Who is Becky? Where are you from?
and so I just like I played into it I never ended up dating anyone and it wasn't until my first girlfriend that I met who didn't show me any attention and I was like what is going on like why isn't this girl giving me attention and my I've always gone for you know very beautiful women very straight-coated who you would never really identify just visually as gay and
Yeah. Yeah. And so we started dating and the moment we started dating, everything just clicked. It was like, oh, this is what you're supposed to feel like. This is what butterflies feel like. This is what sexual relations... Whatever it is feels like.
So I met Kale in 2012. She was friends with my ex at the time. And so I got brought into her life through mutual people. And we always say that Kale got me in the divorce when... When her and Javi got divorced, my ex stayed friends with Javi, and then I stayed friends with Kale. Oh. I've been around for a while. I've done a bunch of teen mom with her. I did marriage boot camp with them.

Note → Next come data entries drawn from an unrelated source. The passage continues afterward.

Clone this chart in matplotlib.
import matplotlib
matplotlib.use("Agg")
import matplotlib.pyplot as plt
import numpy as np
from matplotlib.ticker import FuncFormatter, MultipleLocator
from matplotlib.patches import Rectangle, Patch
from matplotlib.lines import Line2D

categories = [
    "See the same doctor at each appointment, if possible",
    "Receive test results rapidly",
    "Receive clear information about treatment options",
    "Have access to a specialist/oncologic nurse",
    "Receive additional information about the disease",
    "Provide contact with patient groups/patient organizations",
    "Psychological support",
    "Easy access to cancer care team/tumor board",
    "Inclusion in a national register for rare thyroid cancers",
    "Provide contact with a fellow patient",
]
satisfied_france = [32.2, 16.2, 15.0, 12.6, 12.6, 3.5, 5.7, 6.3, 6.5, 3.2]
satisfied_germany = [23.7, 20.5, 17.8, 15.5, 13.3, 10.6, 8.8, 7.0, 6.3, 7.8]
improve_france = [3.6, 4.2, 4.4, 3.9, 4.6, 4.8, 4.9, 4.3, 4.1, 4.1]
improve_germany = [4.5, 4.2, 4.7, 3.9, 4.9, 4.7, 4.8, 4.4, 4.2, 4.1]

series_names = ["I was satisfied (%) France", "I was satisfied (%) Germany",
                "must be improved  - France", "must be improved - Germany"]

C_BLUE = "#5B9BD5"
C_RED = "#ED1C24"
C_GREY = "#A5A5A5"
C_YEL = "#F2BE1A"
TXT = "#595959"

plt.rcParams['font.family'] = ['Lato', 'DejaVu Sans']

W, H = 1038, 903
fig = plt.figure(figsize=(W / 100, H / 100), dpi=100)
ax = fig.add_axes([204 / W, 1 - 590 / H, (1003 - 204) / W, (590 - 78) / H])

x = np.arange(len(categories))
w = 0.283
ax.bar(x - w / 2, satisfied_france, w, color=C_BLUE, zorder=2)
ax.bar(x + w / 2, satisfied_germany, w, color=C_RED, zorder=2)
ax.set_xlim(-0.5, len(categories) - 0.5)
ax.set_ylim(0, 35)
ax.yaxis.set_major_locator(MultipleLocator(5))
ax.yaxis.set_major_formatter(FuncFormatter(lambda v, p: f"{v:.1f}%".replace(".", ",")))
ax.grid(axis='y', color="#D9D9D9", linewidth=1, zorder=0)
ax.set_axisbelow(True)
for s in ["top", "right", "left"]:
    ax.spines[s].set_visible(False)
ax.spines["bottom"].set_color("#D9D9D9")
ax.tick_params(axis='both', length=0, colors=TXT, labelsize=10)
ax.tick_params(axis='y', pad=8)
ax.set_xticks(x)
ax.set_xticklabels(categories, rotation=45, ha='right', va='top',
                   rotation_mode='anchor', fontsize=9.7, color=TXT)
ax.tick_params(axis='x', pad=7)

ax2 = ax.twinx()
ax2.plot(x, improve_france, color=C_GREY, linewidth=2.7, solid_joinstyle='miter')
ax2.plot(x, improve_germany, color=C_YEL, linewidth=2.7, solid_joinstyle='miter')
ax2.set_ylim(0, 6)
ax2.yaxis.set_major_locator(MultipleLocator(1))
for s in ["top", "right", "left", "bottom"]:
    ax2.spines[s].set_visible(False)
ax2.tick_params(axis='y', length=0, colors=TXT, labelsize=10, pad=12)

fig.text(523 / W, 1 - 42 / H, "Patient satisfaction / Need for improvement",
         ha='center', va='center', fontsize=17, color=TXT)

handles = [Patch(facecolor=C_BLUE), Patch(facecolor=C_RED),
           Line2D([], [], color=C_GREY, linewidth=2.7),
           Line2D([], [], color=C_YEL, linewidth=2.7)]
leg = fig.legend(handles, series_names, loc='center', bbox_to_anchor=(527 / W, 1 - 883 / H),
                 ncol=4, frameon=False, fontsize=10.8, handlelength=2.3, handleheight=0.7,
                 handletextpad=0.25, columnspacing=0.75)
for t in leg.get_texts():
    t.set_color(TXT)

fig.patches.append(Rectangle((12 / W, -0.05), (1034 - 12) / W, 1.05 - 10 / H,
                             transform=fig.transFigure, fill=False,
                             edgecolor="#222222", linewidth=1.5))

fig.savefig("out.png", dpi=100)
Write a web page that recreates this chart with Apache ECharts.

I went through all the phases of boyfriends and doing whatever you needed to with men. It never felt like anything other than that's what people were doing. So I just did it as well.
I didn't feel pressured to do it. I just felt like...
why wouldn't I be doing it kind of thing or if I don't do it something's wrong with me or like no I never even like questioned myself of it not it because it didn't matter until I like when I met my girlfriend and then that's it all just clicked it was just like oh yeah there because that was this was never this was never what it was supposed to be this is how it's supposed to be. Right. Yeah.
I never dated the guys and was like, all right, this is like, or it doesn't feel right. Or I like, I love humans in general. And yeah. And so I, I deep, I'm deeply in love with my friends. I'm deeply in love. And a lot of my friends are men. So I'm not, I can fall in love with men easily.
It's just, you know, I just never knew that there was a difference from a physical attraction standpoint until now. I was physically attracted to a girl between the two.